Data Centers Reshape West Virginia’s Landscape and Economy

West Virginia is witnessing a significant transformation as data centers and bitcoin mining facilities establish themselves in the region, reminiscent of the coal industry’s historical impact. This new phase in economic development is altering local environments and community dynamics, often without the public’s awareness until the consequences manifest in utility bills or environmental changes.

The data center boom in West Virginia highlights a troubling trend. Companies are setting up operations in areas with minimal regulatory oversight, rewriting local rules to favor their interests. As noted by the National Conference of State Legislatures, at least 37 states have adjusted their tax codes and regulatory frameworks to attract data centers, offering billions in tax exemptions annually. West Virginia stands out as a state where these practices are particularly pronounced, echoing the historical exploitation seen during the coal era.

In many ways, this influx of data centers mimics the earlier coal mining boom. The environmental degradation associated with coal extraction is now being replaced with a different form of resource extraction, albeit one that is less visible. While coal left behind stark physical scars on the landscape, data centers often operate behind closed doors and are marketed as a cleaner alternative. For instance, Blockchain Power Corp. has announced the establishment of five bitcoin mining sites in previously abandoned coal areas, consuming approximately 107 megawatts of electricity to operate their specialized machinery. This power is necessary for maintaining a global ledger that updates every ten minutes, ultimately benefitting entities far removed from West Virginia.

Despite their significant energy requirements, data centers like these employ a fraction of the workforce that coal mining once did. In the case of Blockchain Power Corp., only 44 individuals are employed at their facilities, starkly contrasting with the hundreds of jobs previously created by coal operations. Communities are left grappling with the trade-offs of diminished resources—water, land, and power grid capacity—while receiving minimal local employment opportunities in return.

The narrative surrounding these data centers remains strikingly similar to that of the coal industry. Executives tout the region’s suitability for their operations, citing factors such as the “abundance of water in the Monongahela River.” They assert that their presence reduces the burden on residential customers, even as they draw substantial amounts of power from the same grid. The recently enacted Power Generation and Consumption Act, signed by Governor Patrick Morrisey in April, further exemplifies this trend by streamlining the regulatory process for such projects, allowing them to bypass traditional zoning and land-use restrictions.

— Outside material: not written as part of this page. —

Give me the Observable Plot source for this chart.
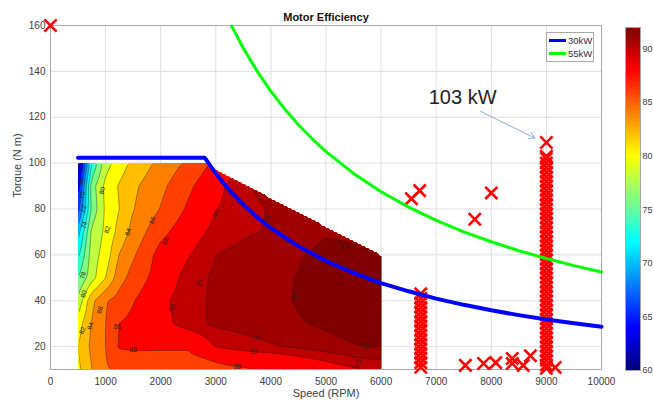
<!DOCTYPE html>
<html><head><meta charset="utf-8">
<script src="https://cdn.jsdelivr.net/npm/d3@7"></script>
<script src="https://cdn.jsdelivr.net/npm/@observablehq/plot@0.6"></script>
<style>
body{margin:0;background:#fff;font-family:"Liberation Sans",Arial,sans-serif;}
#wrap{position:relative;width:653px;height:406px;overflow:hidden;background:#fff;}
#main{position:absolute;left:0;top:0;}
#cbar{position:absolute;left:620px;top:0;}
#legend{position:absolute;left:546px;top:32px;width:48px;height:30px;border:1px solid #a8a8a8;background:#fff;font-size:9.5px;color:#333;box-sizing:border-box;padding-top:1px;}
.row{display:flex;align-items:center;height:13px;margin-left:2px;}
.sw{width:17px;height:0;border-top:3px solid;margin-right:2px;}
</style></head><body>
<div id="wrap"><div id="main"></div><div id="cbar"></div><div id="legend"></div></div>
<script>
// ---- efficiency map, % ----
const speeds  = [500, 750, 1000, 1250, 1500, 2000, 2500, 3000, 3500, 4000, 4500, 5000, 5500, 6000];
const torques = [10, 15, 20, 30, 40, 50, 60, 70, 80, 90, 100];
const effT10  = [81.5, 84.0, 85.8, 86.4, 86.8, 87.0, 87.2, 87.5, 87.8, 88.1, 88.8, 89.3, 89.8, 90.2];
const effT15  = [81.8, 84.2, 85.9, 87.3, 87.5, 87.6, 87.6, 88.3, 89.0, 89.3, 89.8, 90.3, 90.9, 91.2];
const effT20  = [82.0, 84.5, 86.0, 88.2, 88.3, 88.2, 88.2, 90.1, 90.6, 90.9, 91.2, 91.6, 91.95, 92.05];
const effT30  = [81.0, 84.2, 86.0, 88.05, 88.5, 89.5, 90.6, 91.2, 91.35, 91.5, 91.9, 92.2, 92.4, 92.5];
const effT40  = [78.5, 83.5, 85.8, 86.8, 87.9, 89.7, 90.6, 91.2, 91.4, 91.7, 92.1, 92.6, 92.7, 92.7];
const effT50  = [76.0, 79.2, 82.0, 85.2, 86.8, 89.0, 90.5, 91.2, 91.4, 91.7, 92.05, 92.5, 92.6, 92.6];
const effT60  = [73.5, 79.0, 80.9, 84.1, 85.7, 88.8, 89.9, 91.0, 91.3, 91.6, 91.9, 92.3, 92.2, 92.05];
const effT70  = [71.0, 78.5, 80.4, 82.7, 84.7, 87.4, 89.3, 90.4, 90.85, 91.1, 91.5, 91.9, 91.8, 91.8];
const effT80  = [67.0, 76.5, 80.4, 82.0, 83.9, 86.1, 88.3, 89.95, 90.6, 91.1, 91.6, 91.6, 91.5, 91.5];
const effT90  = [64.5, 77.0, 80.6, 82.2, 83.6, 85.5, 87.6, 89.6, 90.8, 91.5, 91.6, 91.6, 91.5, 91.5];
const effT100 = [61.5, 74.0, 79.2, 81.0, 82.5, 84.6, 86.4, 88.5, 90.5, 91.2, 91.5, 91.5, 91.5, 91.5];
const levels  = [60, 62, 64, 66, 68, 70, 72, 74, 76, 78, 80, 82, 84, 86, 88, 90, 91, 92];

// measured torque limit of the map
const envSpeed  = [500, 2800, 6000];
const envTorque = [100, 100, 60];

// constant power curves
const p30Speed  = [500, 2800, 3000, 3250, 3500, 3750, 4000, 4500, 5000, 5500, 6000, 6500, 7000, 7500, 8000, 8500, 9000, 9500, 10000];
const p30Torque = [102.3, 102.3, 95.5, 88.1, 81.9, 76.4, 71.6, 63.7, 57.3, 52.1, 47.7, 44.1, 40.9, 38.2, 35.8, 33.7, 31.8, 30.2, 28.6];
const p55Speed  = [3290, 3500, 3750, 4000, 4250, 4500, 4750, 5000, 5500, 6000, 6500, 7000, 7500, 8000, 8500, 9000, 9500, 10000];
const p55Torque = [159.6, 150.1, 140.1, 131.3, 123.6, 116.7, 110.6, 105.0, 95.5, 87.5, 80.8, 75.0, 70.0, 65.7, 61.8, 58.4, 55.3, 52.5];

// measured operating points (red x)
const ptSpeed  = [0, 6550, 6700, 7700, 8000, 9000, 7530, 7860, 8080, 8380, 8380, 8580, 8710, 9160];
const ptTorque = [160, 84.5, 88, 75.5, 87, 109, 11.8, 12.6, 13, 14.8, 12.6, 11.8, 16, 10.9];
const col6700Torque = [11, 13, 15, 17, 19, 21, 23, 25, 27, 29, 31, 33, 35, 37, 39, 41, 43];
const col9000Torque = [10.5, 12, 14, 16, 18, 20, 22, 24, 26, 28, 30, 32, 34, 36, 38, 40, 42, 44, 46, 48, 50, 52, 54, 56, 58, 60, 62, 64, 66, 68, 70, 72, 74, 76, 78, 80, 82, 84, 86, 88, 90, 92, 94, 96, 98, 100, 102, 103];

// contour labels [speed, torque, label]
const labelsSteep = [[545, 92, "66"], [580, 86, "70"], [600, 80, "72"], [610, 73, "74"], [590, 51, "78"], [605, 43, "80"], [580, 27, "82"], [725, 29, "84"], [900, 36, "86"], [940, 88, "80"], [1030, 71, "82"], [1410, 70, "84"], [1850, 75, "86"], [2090, 66, "88"], [3000, 78, "90"], [2200, 37, "90"], [2700, 48, "91"], [3940, 76, "91"], [4450, 42, "92"]];
const labelsFlat = [[1215, 28.5, "86"], [1500, 18.4, "88"], [3750, 23.6, "91"], [3680, 17.5, "90"], [3390, 11.3, "88"], [5320, 64, "92"], [5720, 19.7, "92"], [5590, 13.5, "91"], [5530, 10.8, "90"]];

// annotation
const annoText = ["103 kW"], annoSpeed = [7480], annoTorque = [128.5];
const arrowFrom = [7800, 122.6], arrowTo = [8790, 110.9];

const xTicks = [0, 1000, 2000, 3000, 4000, 5000, 6000, 7000, 8000, 9000, 10000];
const yTicks = [20, 40, 60, 80, 100, 120, 140, 160];
const cbTicks = [60, 65, 70, 75, 80, 85, 90];

// ---- helpers ----
const effRows = [effT10, effT15, effT20, effT30, effT40, effT50, effT60, effT70, effT80, effT90, effT100];
function jet(t) {
  const c = v => Math.max(0, Math.min(1, v));
  const r = c(Math.min(4 * t - 1.5, -4 * t + 4.5));
  const g = c(Math.min(4 * t - 0.5, -4 * t + 3.5));
  const b = c(Math.min(4 * t + 0.5, -4 * t + 2.5));
  return d3.rgb(r * 255, g * 255, b * 255).formatHex();
}
const envAt = d3.scaleLinear(envSpeed, envTorque).clamp(true);
function bilinear(x, y) {
  let i = Math.max(0, Math.min(d3.bisectRight(speeds, x) - 1, speeds.length - 2));
  let j = Math.max(0, Math.min(d3.bisectRight(torques, y) - 1, torques.length - 2));
  const u = Math.max(0, Math.min(1, (x - speeds[i]) / (speeds[i + 1] - speeds[i])));
  const v = Math.max(0, Math.min(1, (y - torques[j]) / (torques[j + 1] - torques[j])));
  const a = effRows[j][i], b = effRows[j][i + 1], c = effRows[j + 1][i], d = effRows[j + 1][i + 1];
  return (1 - u) * (1 - v) * a + u * (1 - v) * b + (1 - u) * v * c + u * v * d;
}
function effMasked(x, y) { return y > envAt(x) ? NaN : bilinear(x, y); }

const colorScale = {type: "linear", domain: [60, 92], interpolate: jet, clamp: true};
const box = {x1: speeds[0], x2: speeds[speeds.length - 1], y1: torques[0], y2: torques[torques.length - 1]};

function clipToEnvelope(index, scales, values, dims, context, next) {
  const g = next(index, scales, values, dims, context);
  const ns = "http://www.w3.org/2000/svg";
  const id = "envclip" + Math.random().toString(36).slice(2);
  const cp = document.createElementNS(ns, "clipPath");
  cp.setAttribute("id", id);
  const poly = document.createElementNS(ns, "polygon");
  const X = scales.x, Y = scales.y;
  const pts = [
    [X(envSpeed[0]) + 1, Y(torques[0])],
    [X(envSpeed[0]) + 1, Y(envTorque[0]) + 1.5],
    [X(envSpeed[1]), Y(envTorque[1]) + 1.5],
    [X(envSpeed[2]) - 1, Y(envTorque[2]) + 2],
    [X(envSpeed[2]) - 1, Y(torques[0])]
  ];
  poly.setAttribute("points", pts.map(p => p.join(",")).join(" "));
  cp.appendChild(poly);
  const wrapper = document.createElementNS(ns, "g");
  wrapper.appendChild(cp);
  wrapper.appendChild(g);
  g.setAttribute("clip-path", `url(#${id})`);
  return wrapper;
}

const col6700 = col6700Torque.map(t => ({s: 6720, t}));
const col9000 = col9000Torque.map(t => ({s: 9000, t}));
const pts = ptSpeed.map((s, i) => ({s, t: ptTorque[i]})).concat(col6700, col9000);
const p30 = p30Speed.map((s, i) => ({s, t: p30Torque[i]}));
const p55 = p55Speed.map((s, i) => ({s, t: p55Torque[i]}));

const font = "Liberation Sans, Arial, Helvetica, sans-serif";

const main = Plot.plot({
  width: 653, height: 406,
  marginLeft: 50, marginRight: 52, marginTop: 25, marginBottom: 37,
  style: {fontFamily: font, fontSize: "10px", color: "#404040", background: "white"},
  x: {domain: [0, 10000]},
  y: {domain: [10, 160]},
  color: colorScale,
  marks: [
    Plot.gridX(xTicks, {stroke: "#dedede", strokeOpacity: 1}),
    Plot.gridY(yTicks, {stroke: "#dedede", strokeOpacity: 1}),
    Plot.contour({...box, value: effMasked, fill: "value", thresholds: levels, pixelSize: 2}),
    Plot.contour({...box, value: bilinear, fill: "none", stroke: "#1a1a1a", strokeWidth: 0.5, strokeOpacity: 0.8, thresholds: levels, pixelSize: 2, render: clipToEnvelope}),
    Plot.text(labelsSteep, {x: d => d[0], y: d => d[1], text: d => d[2], fontSize: 6.5, rotate: -72, fill: "#222"}),
    Plot.text(labelsFlat, {x: d => d[0], y: d => d[1], text: d => d[2], fontSize: 6.5, fill: "#222"}),
    Plot.frame({stroke: "#a8a8a8"}),
    Plot.dot(pts, {x: "s", y: "t", symbol: "times", r: 5.6, stroke: "#ff0000", strokeWidth: 2.6}),
    Plot.line(p30, {x: "s", y: "t", stroke: "#0000ff", strokeWidth: 4}),
    Plot.line(p55, {x: "s", y: "t", stroke: "#00ff00", strokeWidth: 3}),
    Plot.text(annoText, {x: annoSpeed, y: annoTorque, text: d => d, fontSize: 20, fill: "#222"}),
    Plot.arrow([0], {x1: arrowFrom[0], y1: arrowFrom[1], x2: arrowTo[0], y2: arrowTo[1], stroke: "#9dbbe0", strokeWidth: 1.1, headLength: 9}),
    Plot.axisX({ticks: xTicks, tickSize: 0, tickPadding: 8, tickFormat: "d", label: null, fontSize: 10}),
    Plot.axisY({ticks: yTicks, tickSize: 0, tickPadding: 5, label: null, fontSize: 10}),
    Plot.text(["Motor Efficiency"], {frameAnchor: "top", dy: -12, fontWeight: "bold", fontSize: 11, fill: "#111"}),
    Plot.text(["Speed (RPM)"], {frameAnchor: "bottom", dy: 27, fontSize: 11}),
    Plot.text(["Torque (N m)"], {frameAnchor: "left", dx: -33, rotate: -90, fontSize: 11})
  ]
});
document.getElementById("main").appendChild(main);

const cbStep = 0.125;
const cbSteps = d3.range(60, 92, cbStep);
const cbar = Plot.plot({
  width: 33, height: 406,
  marginLeft: 5, marginRight: 13, marginTop: 27, marginBottom: 36,
  style: {fontFamily: font, fontSize: "9px", color: "#404040", background: "white"},
  x: {domain: [0, 1], axis: null},
  y: {domain: [60, 92]},
  color: colorScale,
  marks: [
    Plot.rect(cbSteps, {x1: 0, x2: 1, y1: d => d, y2: d => d + cbStep * 1.05, fill: d => d + cbStep / 2, shapeRendering: "crispEdges"}),
    Plot.frame({stroke: "#a8a8a8"}),
    Plot.axisY({anchor: "right", ticks: cbTicks, tickSize: 0, tickPadding: 2, label: null, fontSize: 9})
  ]
});
document.getElementById("cbar").appendChild(cbar);

const legend = document.getElementById("legend");
[["30kW", "#0000ff"], ["55kW", "#00ff00"]].forEach(([name, col]) => {
  const row = document.createElement("div"); row.className = "row";
  const sw = document.createElement("span"); sw.className = "sw"; sw.style.borderTopColor = col;
  const tx = document.createElement("span"); tx.textContent = name;
  row.appendChild(sw); row.appendChild(tx); legend.appendChild(row);
});
</script></body></html>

Currently, Tucker County faces the prospect of a private off-grid gas plant being constructed between the towns of Thomas and Davis. Residents are raising essential questions about the project’s impact on local water supplies, noise levels, and air quality, but often receive vague responses or redacted permits. Similar developments are underway in Mingo County, along with plans for additional data center complexes in Jefferson and Berkeley counties.

As documented by legal experts at Harvard University, the burden of increased power demand from industrial customers often falls on local residents, who ultimately face higher utility costs. West Virginia has seen this cycle unfold over the past century, with the promises of economic growth and job creation frequently overshadowed by the negative externalities of large-scale extraction industries.

Historically, coal companies would offer promises of prosperity, only to leave behind communities burdened with polluted environments and inadequate infrastructure once the resources were depleted. Now, data centers are extracting cheap electricity and water, converting them into profit through bitcoin and cloud services, often without contributing to the local economy. The shift from coal towns to data centers signifies a change in the nature of extraction but retains the same underlying issues of exploitation and neglect.

The political landscape in West Virginia is also shifting to accommodate these new industries. Local governments are stripped of power regarding zoning and noise control, allowing data centers to operate under minimal oversight. The same agencies tasked with regulating these developments often prioritize industry interests over public input, approving projects without sufficient transparency.

As these data centers establish themselves, communities are left with the challenge of understanding their long-term implications. Many residents are unaware of the operational demands placed on local resources until it is too late. The rapid pace of these developments often outstrips public opposition, as by the time residents learn of a new facility, the regulatory framework is already in place.

West Virginians have endured the consequences of previous industrial booms, including school closures and infrastructure damage without adequate financial support. The lingering memories of past exploitation shape how residents perceive new proposals. Any promises of economic renewal are weighed against a history of industries that have extracted resources while leaving behind a legacy of hardship.

The challenges posed by data centers raise critical questions about sustainability, economic viability, and community well-being. As the industry continues to evolve, residents and policymakers alike must consider the long-term effects of these developments and strive for a balance that protects local interests while accommodating growth.